The vast majority of stock power cords have extremely high measurable resistance to peak-current. They are at best 14 gauge, but that's not their biggest liability regarding the efficiency of impulse-current and voltage delivery.

Common stock power cords are not using minimally crimped metal-metal connections, much less soldered ones. Their thin conductors simply rest against slits cut into the back of the three pins and then the mold itself holds the tiny connection points in place. That may be fine for a toaster-oven or your table lamp, but its objectively, measurably inferior when used with any good AV component power supply.

The _fact is_ that a 14 or 16 gauge stock power cord will drop close to, or more than 50% of available peak voltage and peak current that is measured at the wall outlet. No matter what the impulse current measurement is at your outlet, the majority of stock cords drop HALF of that. Now, whether one person or another can perceive a difference in sound or visual based on that objective difference can be debated, the measurement cannot.

Another fact is that you do not need a fancy (expensive) power cord to dramatically improve this measurement. Most crimped and soldered connection power cords of 12 gauge or better will improve peak current measurement significantly and yes, we believe that is related to sound and visual quality in a base-line manner.

There are many other considerations related to subjective performance of power cords in any single application, including component generated power supply noise and the radiated high-frequecy fields that are ever-present around electronics systems. Any decent quality, shielded or braided DIY design could address these issues, but there are also some good commercial designs from companies that know what they are doing.

Contrary to some peoples conclusions about commercial power-cord manufacturers, most are reputable, knowledgable people. There is the good and bad within all commercial categories of electronics manufacturers, speaker manufacturers and wire (maybe more because they are easier to make in theory and there are a of a lack of established "standards") but certainly there are also many that have legitimate designs and solid science behind them. To say that ALL commercial design power cords are snake oil or their makers are corrupt or ignorant is simply an unsupportable statement.

Anyone that claims all power cords are based on junk science or made by crooks are entitled to their opinion. However, they are also ignoring or discounting a massive amount of professional opinion, explainable science and anecdotal evidence to the contrary.

Regards,

Grant
Shunyata Research
Grant - Let me add that these narrow spikes have width (conduction angle) and therefore peak amplitude dependent on impedance of power transformer and ESR of capacitors (Schaffer's diagrams). Often with huge banks of capacitors in parallel (very low ESR) and big transformers peaks can be really high. It causes big voltage drops in power cords but also heats-up transformers since rms value of power (related to heat) is much higher than average value hence heating windings, while high frequency content heats-up the core. This high frequency content of the very high current spikes is also radiated by the cord. Linear power supply is in reality a switching power supply operating at 120Hz where "ON" time is proportional to load.

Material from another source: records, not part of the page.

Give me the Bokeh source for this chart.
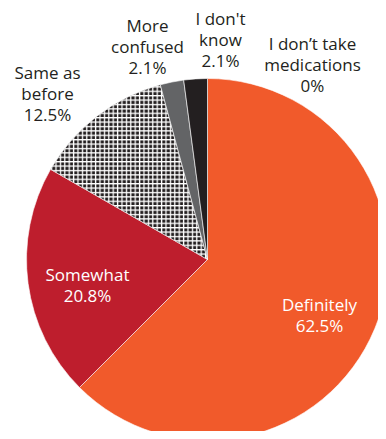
import math
from bokeh.plotting import figure
from bokeh.models import Range1d
from bokeh.core.properties import value
from bokeh.embed import file_html
from bokeh.resources import INLINE

categories = ["Definitely", "Somewhat", "Same as before", "More confused", "I don't know", "I don\u2019t take medications"]
percents = [62.5, 20.8, 12.5, 2.1, 2.1, 0.0]
colors = ["#F15A2B", "#BE1E2D", "#231F20", "#636466", "#231F20", "#FFFFFF"]
label_lines = [
    ["Definitely", "62.5%"],
    ["Somewhat", "20.8%"],
    ["Same as", "before", "12.5%"],
    ["More", "confused", "2.1%"],
    ["I don't", "know", "2.1%"],
    ["I don\u2019t take", "medications", "0%"],
]

# layout (screen pixels)
W, H = 378, 431
CX, CY, R = 207, 259, 181
label_pos = [(319, 304), (87, 274), (47, 72), (147, 25), (220, 18), (312, 43)]
label_color = ["#FFFFFF", "#FFFFFF", "#231F20", "#231F20", "#231F20", "#231F20"]
LINE_H = 21

p = figure(width=W, height=H, output_backend="svg", toolbar_location=None,
           x_axis_location=None, y_axis_location=None, min_border=0,
           x_range=Range1d(0, W), y_range=Range1d(-H, 0))
p.grid.visible = False
p.outline_line_color = None
p.background_fill_color = "white"

total = sum(percents)
cum = 0.0
starts, ends = [], []
for v in percents:
    a0 = 90 - cum / total * 360
    cum += v
    a1 = 90 - cum / total * 360
    starts.append(math.radians(a1))
    ends.append(math.radians(a0))

hatched = [False, False, True, False, False, False]
for i in range(len(categories)):
    if percents[i] <= 0:
        continue
    kw = {}
    if hatched[i]:
        kw = dict(hatch_pattern="+", hatch_color="white", hatch_scale=4.4, hatch_weight=1.3)
    p.wedge(x=CX, y=-CY, radius=R, start_angle=starts[i], end_angle=ends[i],
            fill_color=colors[i], line_color="white", line_width=0.6, **kw)

for i, lines in enumerate(label_lines):
    x, y = label_pos[i]
    n = len(lines)
    xs = [x] * n
    ys = [-(y + k * LINE_H) for k in range(n)]
    p.text(x=xs, y=ys, text=lines, text_font=value("Open Sans"), text_font_size="17px",
           text_align="center", text_baseline="middle", text_color=label_color[i])

open("out.html", "w").write(file_html(p, INLINE))
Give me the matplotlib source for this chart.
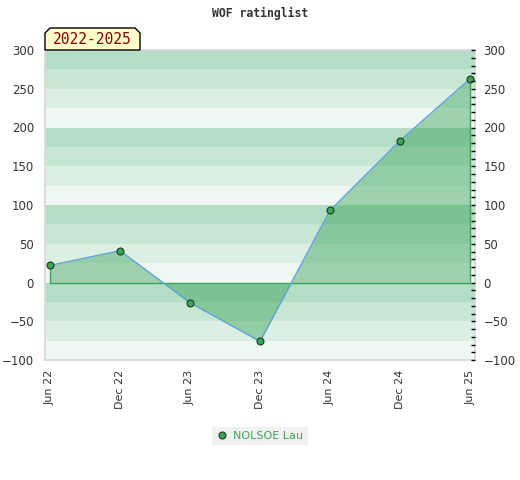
import numpy as np
import matplotlib.pyplot as plt
from matplotlib.patches import Polygon

# dados do gráfico
labels = ["Jun 22", "Dec 22", "Jun 23", "Dec 23", "Jun 24", "Dec 24", "Jun 25"]
rating = [22, 41, -26, -76, 93, 183, 263]
player = "NOLSOE Lau"
period = "2022-2025"
title = "WOF ratinglist"

band_colors = ['#b3ddc4', '#c8e6d4', '#dcefe3', '#eef7f1']

fig = plt.figure(figsize=(5.2, 4.8), dpi=100)
ax = fig.add_axes([45 / 520, 1 - 360 / 480, 430 / 520, 310 / 480])

x = np.arange(len(labels))
y = np.array(rating, dtype=float)

# faixas horizontais de fundo
for i, top in enumerate(range(300, -100, -25)):
    ax.axhspan(top - 25, top, color=band_colors[i % 4], lw=0, zorder=0)

ax.fill_between(x, y, 0, interpolate=True, color='#2e9e50', alpha=0.42, lw=0, zorder=1)
ax.plot([x[0], x[-1]], [0, 0], color='#3aa655', lw=1, zorder=2)
ax.plot([x[0], x[0]], [0, y[0]], color='#3aa655', lw=1, zorder=2)
ax.plot([x[-1], x[-1]], [0, y[-1]], color='#3aa655', lw=1, zorder=2)
ax.plot(x, y, color='#5fa0d8', lw=1, zorder=3)
ax.plot(x, y, 'o', ms=5, mfc='#3aa655', mec='#1a3a22', mew=0.8, zorder=4, label=player)

ax.set_xlim(-0.07, len(labels) - 1 + 0.07)
ax.set_ylim(-100, 300)
ax.set_yticks(range(-100, 301, 50))
ax.set_xticks(x)
ax.set_xticklabels(labels, rotation=90, fontsize=8, color='#333333')
ax.tick_params(axis='x', length=0, pad=7)
ax.tick_params(axis='y', length=0, labelsize=8.5, labelcolor='#333333', pad=8)

for s in ax.spines.values():
    s.set_color('#d8d8d8')
    s.set_linewidth(1.2)

# eixo direito
ax2 = ax.twinx()
ax2.set_ylim(-100, 300)
ax2.set_yticks(range(-100, 301, 50))
ax2.set_yticks(range(-100, 301, 10), minor=True)
ax2.tick_params(axis='y', which='both', direction='in', length=3, width=1,
                labelsize=8.5, labelcolor='#333333', color='black', pad=6)
for s in ax2.spines.values():
    s.set_visible(False)

fig.text(260 / 520, 1 - 13 / 480, title, ha='center', va='center',
         fontsize=8.3, fontweight='bold', family='DejaVu Sans Mono', color='#333333')

# etiqueta do período
pts = [(45, 50), (45, 33), (50, 28), (135, 28), (140, 33), (140, 50)]
pts = [(px / 520, 1 - py / 480) for px, py in pts]
fig.patches.append(Polygon(pts, closed=True, transform=fig.transFigure,
                           facecolor='#ffffcc', edgecolor='black', lw=1, zorder=5))
fig.text(92 / 520, 1 - 40 / 480, period, ha='center', va='center',
         fontsize=10.5, family='DejaVu Sans Mono', color='#8b0000', zorder=6)

leg = fig.legend(loc='center', bbox_to_anchor=(260 / 520, 1 - 436 / 480), fontsize=8,
                 frameon=True, facecolor='#eeeeee', edgecolor='none', fancybox=False,
                 handletextpad=0.5, borderpad=0.4, handlelength=1)
for t in leg.get_texts():
    t.set_color('#3aa655')

fig.savefig('out.png', dpi=100)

As for telling others what they should or shouldn't hear I'm guilty of it as well. I expressed opinion that Benchmark DAC1 is insensitive to transports and digital cables knowing that it has huge jitter suppression (2Hz jitter bandwidth) in order of >100dB at the frequencies of interest (kHz) on the top of very low amplitude of the sidebands (-60dB) created by the jitter. Many people confirmed it but also many found difference in their systems. I don't know why and cannot explain it, but it was wrong for me to say they imagined it. Perhaps something else changed - like electrical noise (FCC requires transmitters to cut power around 6PM), warming of the gear (often ferrofluid in the tweeters), ground loops or just simply I'm wrong and Benchmark is not that perfect. Now I only say that I cannot hear any difference IN MY SYSTEM.